Only the pictures are omitted; repeat all other data exactly.
== SOURCE EXCERPT ==
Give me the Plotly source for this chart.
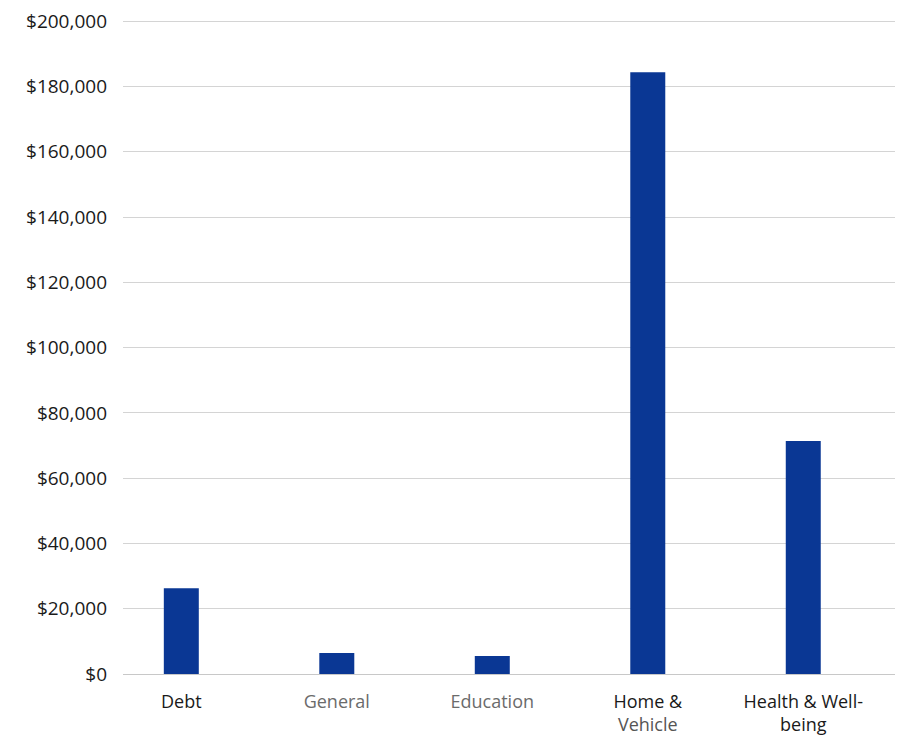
import plotly.graph_objects as go

categories = ["Debt", "General", "Education", "Home & Vehicle", "Health & Well-being"]
tick_labels = [
    "<span style='color:#1a1a1a'>Debt</span>",
    "<span style='color:#6b6b6b'>General</span>",
    "<span style='color:#6b6b6b'>Education</span>",
    "<span style='color:#1a1a1a'>Home &amp;</span><br><span style='color:#555555'>Vehicle</span>",
    "<span style='color:#1a1a1a'>Health &amp; Well-</span><br><span style='color:#1a1a1a'>being</span>",
]
values = [26300, 6400, 5500, 184400, 71400]
y_ticks = list(range(0, 200001, 20000))
y_tick_labels = ["$0" if v == 0 else "${:,}".format(v) for v in y_ticks]

fig = go.Figure()
fig.add_trace(go.Bar(
    x=list(range(len(categories))),
    y=values,
    width=0.225,
    marker=dict(color="#0a3794", line=dict(width=0)),
    hovertext=categories,
))

fig.update_layout(
    width=897, height=748,
    margin=dict(l=123, r=2, t=20, b=74),
    paper_bgcolor="white", plot_bgcolor="white",
    showlegend=False,
    font=dict(family="Open Sans, Liberation Sans, Arial", size=18, color="#1a1a1a"),
    xaxis=dict(
        tickmode="array",
        tickvals=list(range(len(categories))),
        ticktext=tick_labels,
        range=[-0.375, 4.59],
        showgrid=False, zeroline=False,
        showline=False, ticks="",
        ticklabelstandoff=15,
        tickfont=dict(size=18, family="Open Sans, Liberation Sans, Arial"),
    ),
    yaxis=dict(
        range=[0, 200400],
        tickmode="array",
        tickvals=y_ticks,
        ticktext=y_tick_labels,
        showgrid=True, gridcolor="#d4d4d4", gridwidth=1,
        zeroline=True, zerolinecolor="#c8c8c8", zerolinewidth=1,
        ticks="", ticklabelstandoff=15,
        tickfont=dict(size=19, family="Open Sans, Liberation Sans, Arial", color="#1a1a1a"),
    ),
)

fig.write_html("out.html")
===
» **CORRECT OUTPUT**
Give me the Plotly source for this chart.
import plotly.graph_objects as go

categories = ["Debt", "General", "Education", "Home & Vehicle", "Health & Well-being"]
tick_labels = [
    "<span style='color:#1a1a1a'>Debt</span>",
    "<span style='color:#6b6b6b'>General</span>",
    "<span style='color:#6b6b6b'>Education</span>",
    "<span style='color:#1a1a1a'>Home &amp;</span><br><span style='color:#555555'>Vehicle</span>",
    "<span style='color:#1a1a1a'>Health &amp; Well-</span><br><span style='color:#1a1a1a'>being</span>",
]
values = [26300, 6400, 5500, 184400, 71400]
y_ticks = list(range(0, 200001, 20000))
y_tick_labels = ["$0" if v == 0 else "${:,}".format(v) for v in y_ticks]

fig = go.Figure()
fig.add_trace(go.Bar(
    x=list(range(len(categories))),
    y=values,
    width=0.225,
    marker=dict(color="#0a3794", line=dict(width=0)),
    hovertext=categories,
))

fig.update_layout(
    width=897, height=748,
    margin=dict(l=123, r=2, t=20, b=74),
    paper_bgcolor="white", plot_bgcolor="white",
    showlegend=False,
    font=dict(family="Open Sans, Liberation Sans, Arial", size=18, color="#1a1a1a"),
    xaxis=dict(
        tickmode="array",
        tickvals=list(range(len(categories))),
        ticktext=tick_labels,
        range=[-0.375, 4.59],
        showgrid=False, zeroline=False,
        showline=False, ticks="",
        ticklabelstandoff=15,
        tickfont=dict(size=18, family="Open Sans, Liberation Sans, Arial"),
    ),
    yaxis=dict(
        range=[0, 200400],
        tickmode="array",
        tickvals=y_ticks,
        ticktext=y_tick_labels,
        showgrid=True, gridcolor="#d4d4d4", gridwidth=1,
        zeroline=True, zerolinecolor="#c8c8c8", zerolinewidth=1,
        ticks="", ticklabelstandoff=15,
        tickfont=dict(size=19, family="Open Sans, Liberation Sans, Arial", color="#1a1a1a"),
    ),
)

fig.write_html("out.html")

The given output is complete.